◆ Stated problem:
The line containing "(0,0) rectangle (1230,596);" marks the end: extract everything from the first line of the data through that line, exactly, with no pictures.
>> START Data excerpt
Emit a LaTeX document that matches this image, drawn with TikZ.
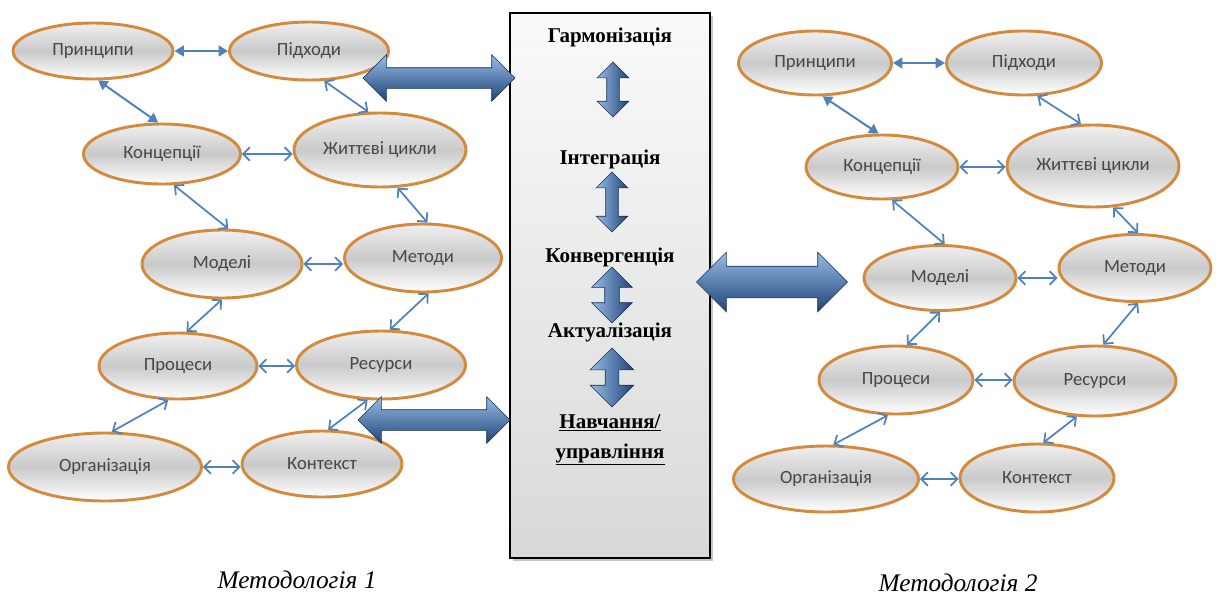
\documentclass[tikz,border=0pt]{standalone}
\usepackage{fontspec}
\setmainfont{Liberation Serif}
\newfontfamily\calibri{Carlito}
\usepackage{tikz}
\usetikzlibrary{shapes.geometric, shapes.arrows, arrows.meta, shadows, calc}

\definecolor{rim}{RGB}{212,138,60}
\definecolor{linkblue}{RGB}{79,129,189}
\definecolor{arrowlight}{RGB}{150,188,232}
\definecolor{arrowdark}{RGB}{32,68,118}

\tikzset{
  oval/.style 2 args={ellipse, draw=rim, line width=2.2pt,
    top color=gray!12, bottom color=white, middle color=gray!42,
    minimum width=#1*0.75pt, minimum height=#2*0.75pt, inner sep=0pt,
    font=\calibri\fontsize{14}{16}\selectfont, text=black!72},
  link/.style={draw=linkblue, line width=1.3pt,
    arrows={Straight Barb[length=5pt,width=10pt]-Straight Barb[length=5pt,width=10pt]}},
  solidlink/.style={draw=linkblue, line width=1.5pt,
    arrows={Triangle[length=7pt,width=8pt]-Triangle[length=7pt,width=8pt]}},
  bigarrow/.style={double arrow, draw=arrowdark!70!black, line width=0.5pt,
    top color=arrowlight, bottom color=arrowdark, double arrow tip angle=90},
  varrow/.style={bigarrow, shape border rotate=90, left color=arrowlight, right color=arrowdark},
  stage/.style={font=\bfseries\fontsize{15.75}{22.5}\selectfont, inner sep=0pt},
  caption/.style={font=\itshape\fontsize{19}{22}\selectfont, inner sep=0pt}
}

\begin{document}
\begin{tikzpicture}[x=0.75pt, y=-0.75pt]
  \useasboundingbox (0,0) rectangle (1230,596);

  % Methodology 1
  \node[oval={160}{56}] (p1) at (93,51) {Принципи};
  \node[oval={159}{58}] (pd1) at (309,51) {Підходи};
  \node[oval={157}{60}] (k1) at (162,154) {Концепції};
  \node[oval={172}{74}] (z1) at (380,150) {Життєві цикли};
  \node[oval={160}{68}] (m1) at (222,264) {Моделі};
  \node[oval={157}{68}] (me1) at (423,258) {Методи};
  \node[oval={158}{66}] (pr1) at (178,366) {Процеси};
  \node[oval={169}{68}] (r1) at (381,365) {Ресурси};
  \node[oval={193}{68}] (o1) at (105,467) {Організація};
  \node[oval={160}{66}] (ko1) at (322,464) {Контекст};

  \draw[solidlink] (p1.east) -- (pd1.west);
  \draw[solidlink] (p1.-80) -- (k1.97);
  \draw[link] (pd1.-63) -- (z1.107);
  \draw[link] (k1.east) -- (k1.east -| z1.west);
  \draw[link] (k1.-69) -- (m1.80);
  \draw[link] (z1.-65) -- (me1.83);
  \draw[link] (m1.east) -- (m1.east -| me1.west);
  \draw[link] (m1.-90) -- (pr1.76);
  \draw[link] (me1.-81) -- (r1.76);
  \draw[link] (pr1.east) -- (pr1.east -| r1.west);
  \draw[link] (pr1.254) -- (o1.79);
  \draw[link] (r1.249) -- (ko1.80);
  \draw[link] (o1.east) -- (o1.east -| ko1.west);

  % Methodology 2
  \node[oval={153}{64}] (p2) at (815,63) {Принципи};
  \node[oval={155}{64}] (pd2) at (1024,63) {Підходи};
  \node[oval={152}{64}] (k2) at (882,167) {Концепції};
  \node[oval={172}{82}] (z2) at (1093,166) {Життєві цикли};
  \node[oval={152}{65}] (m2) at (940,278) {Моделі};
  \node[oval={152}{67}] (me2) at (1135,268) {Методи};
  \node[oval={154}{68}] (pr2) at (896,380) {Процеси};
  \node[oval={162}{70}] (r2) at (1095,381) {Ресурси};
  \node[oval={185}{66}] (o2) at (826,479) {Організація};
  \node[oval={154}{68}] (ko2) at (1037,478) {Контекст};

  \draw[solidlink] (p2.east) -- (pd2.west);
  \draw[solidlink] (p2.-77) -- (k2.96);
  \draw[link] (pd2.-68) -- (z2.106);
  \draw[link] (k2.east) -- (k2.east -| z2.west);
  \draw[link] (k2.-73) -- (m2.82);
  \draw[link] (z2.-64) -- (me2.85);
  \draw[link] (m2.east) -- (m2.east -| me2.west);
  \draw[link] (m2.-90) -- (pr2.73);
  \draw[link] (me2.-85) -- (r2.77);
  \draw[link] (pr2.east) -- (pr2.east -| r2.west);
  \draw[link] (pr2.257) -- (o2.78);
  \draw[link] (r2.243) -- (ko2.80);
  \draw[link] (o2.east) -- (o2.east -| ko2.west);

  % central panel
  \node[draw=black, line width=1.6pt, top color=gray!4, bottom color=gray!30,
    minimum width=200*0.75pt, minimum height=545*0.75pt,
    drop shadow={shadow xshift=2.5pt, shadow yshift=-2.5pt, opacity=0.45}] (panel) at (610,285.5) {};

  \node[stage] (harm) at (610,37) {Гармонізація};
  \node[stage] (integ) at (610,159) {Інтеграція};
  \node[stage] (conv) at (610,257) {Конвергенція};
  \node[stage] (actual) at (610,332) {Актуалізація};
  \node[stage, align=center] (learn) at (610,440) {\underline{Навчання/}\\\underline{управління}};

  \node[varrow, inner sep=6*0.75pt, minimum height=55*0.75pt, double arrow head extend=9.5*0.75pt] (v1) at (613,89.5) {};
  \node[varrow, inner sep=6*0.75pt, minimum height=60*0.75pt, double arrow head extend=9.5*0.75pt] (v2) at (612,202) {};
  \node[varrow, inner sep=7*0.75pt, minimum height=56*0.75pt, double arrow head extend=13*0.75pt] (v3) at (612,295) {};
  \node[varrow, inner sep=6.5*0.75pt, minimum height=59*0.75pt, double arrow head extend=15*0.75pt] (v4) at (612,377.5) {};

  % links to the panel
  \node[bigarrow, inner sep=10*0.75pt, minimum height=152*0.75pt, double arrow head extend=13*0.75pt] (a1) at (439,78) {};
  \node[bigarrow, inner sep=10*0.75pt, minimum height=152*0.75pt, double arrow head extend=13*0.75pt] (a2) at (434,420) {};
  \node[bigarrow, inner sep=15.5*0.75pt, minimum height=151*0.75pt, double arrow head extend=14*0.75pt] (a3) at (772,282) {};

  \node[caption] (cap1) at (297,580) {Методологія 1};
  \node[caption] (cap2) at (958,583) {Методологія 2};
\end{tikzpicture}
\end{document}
>> END Data excerpt
◆ Solution for this problem:
Emit a LaTeX document that matches this image, drawn with TikZ.
\documentclass[tikz,border=0pt]{standalone}
\usepackage{fontspec}
\setmainfont{Liberation Serif}
\newfontfamily\calibri{Carlito}
\usepackage{tikz}
\usetikzlibrary{shapes.geometric, shapes.arrows, arrows.meta, shadows, calc}

\definecolor{rim}{RGB}{212,138,60}
\definecolor{linkblue}{RGB}{79,129,189}
\definecolor{arrowlight}{RGB}{150,188,232}
\definecolor{arrowdark}{RGB}{32,68,118}

\tikzset{
  oval/.style 2 args={ellipse, draw=rim, line width=2.2pt,
    top color=gray!12, bottom color=white, middle color=gray!42,
    minimum width=#1*0.75pt, minimum height=#2*0.75pt, inner sep=0pt,
    font=\calibri\fontsize{14}{16}\selectfont, text=black!72},
  link/.style={draw=linkblue, line width=1.3pt,
    arrows={Straight Barb[length=5pt,width=10pt]-Straight Barb[length=5pt,width=10pt]}},
  solidlink/.style={draw=linkblue, line width=1.5pt,
    arrows={Triangle[length=7pt,width=8pt]-Triangle[length=7pt,width=8pt]}},
  bigarrow/.style={double arrow, draw=arrowdark!70!black, line width=0.5pt,
    top color=arrowlight, bottom color=arrowdark, double arrow tip angle=90},
  varrow/.style={bigarrow, shape border rotate=90, left color=arrowlight, right color=arrowdark},
  stage/.style={font=\bfseries\fontsize{15.75}{22.5}\selectfont, inner sep=0pt},
  caption/.style={font=\itshape\fontsize{19}{22}\selectfont, inner sep=0pt}
}

\begin{document}
\begin{tikzpicture}[x=0.75pt, y=-0.75pt]
  \useasboundingbox (0,0) rectangle (1230,596);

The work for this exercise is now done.